Hello Lucas,
thanks for coming back to us with your findings. It is great to hear
that you can make good use of the book 'even in Switzerland'. ;-)
I checked the worked example 75 and you are right. There is an error
with the sin and the cos. Unfortunately there is another subsequent
error, which renders the whole solution wrong (numerically). We will
change the book accordingly.
For now here is how it is supposed to be:
[Remark: All the text stays the same (except for the last sentence),
just the equations change.]
First change: Step 3
F_E = T * cos (60 degrees) F_g = T * sin (60 degrees)

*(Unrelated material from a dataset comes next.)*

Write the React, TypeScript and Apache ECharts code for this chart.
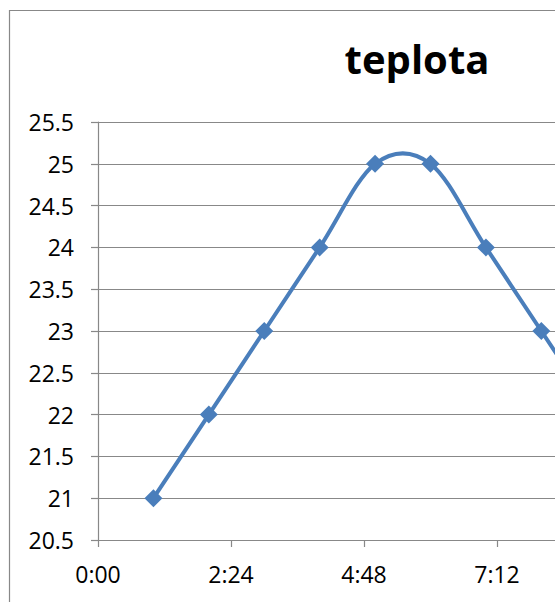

This is the error you spotted.
Explanation: T is the 60 degree projection on F_E, therefore it has to
be the cos. On F_g instead T is the 30 degree (90 degrees - 60
degrees) projection, which leaves us with cos (30 degrees) = sin (60
degrees).
Second problem: Step 3, second equation:
This equation is mathematically correct, but the result is wrong. It
should be T=115.5 N (not 1155 N).
Subsequently, step 3, third equation (the cos (60 degrees) was and is
correct here, the typo happened earlier as mentioned above):
Putting the correct result for T from the last equation here gives us:
F_E = 115.5 N * cos (60 degrees) = 57.75 N.
Finally, step 4:
|Q_x| is numerically wrong, due to the error introduced earlier. The
correct value is:
|Q_x| = sqrt( F_E * r^2 / k) = sqrt ( (57.75 N) * (0.5 m)^2) / ( 8.99
* 10^9 N * m^2 / C^2) )
= 5.67 * 10^(-5) C
"This the charge on X is -5.67 * 10^(-5) C."
Thanks again for finding this inconsistency. Please let me know if
everything is clear to you now.
What physics test are you learning for? Where in Switzerland are you?
You can also contact me in German (not in French, yet ;-) ) if this is
easier for you.
Greetings from Geneva,
Markus
address@hidden
Lucas Vogelsang wrote:
Hi,
I have found your book via Wikibooks. I am currently learning for a
physicstest and think that this book is quite helpfull for me, even
though I am from Switzerland.
However one thing confused me:
The worked example 75 seems to be wrong.
It first says:
F_{E} = T*sin(60) and F_{g} = T*sin(60)
next time they refer to F_{E} as F_{E} = T* cos(60) = ...
So what is correct?
I have found this in a pdf. It is on the pdf page 230 or the page 222
according to the documents page numbers.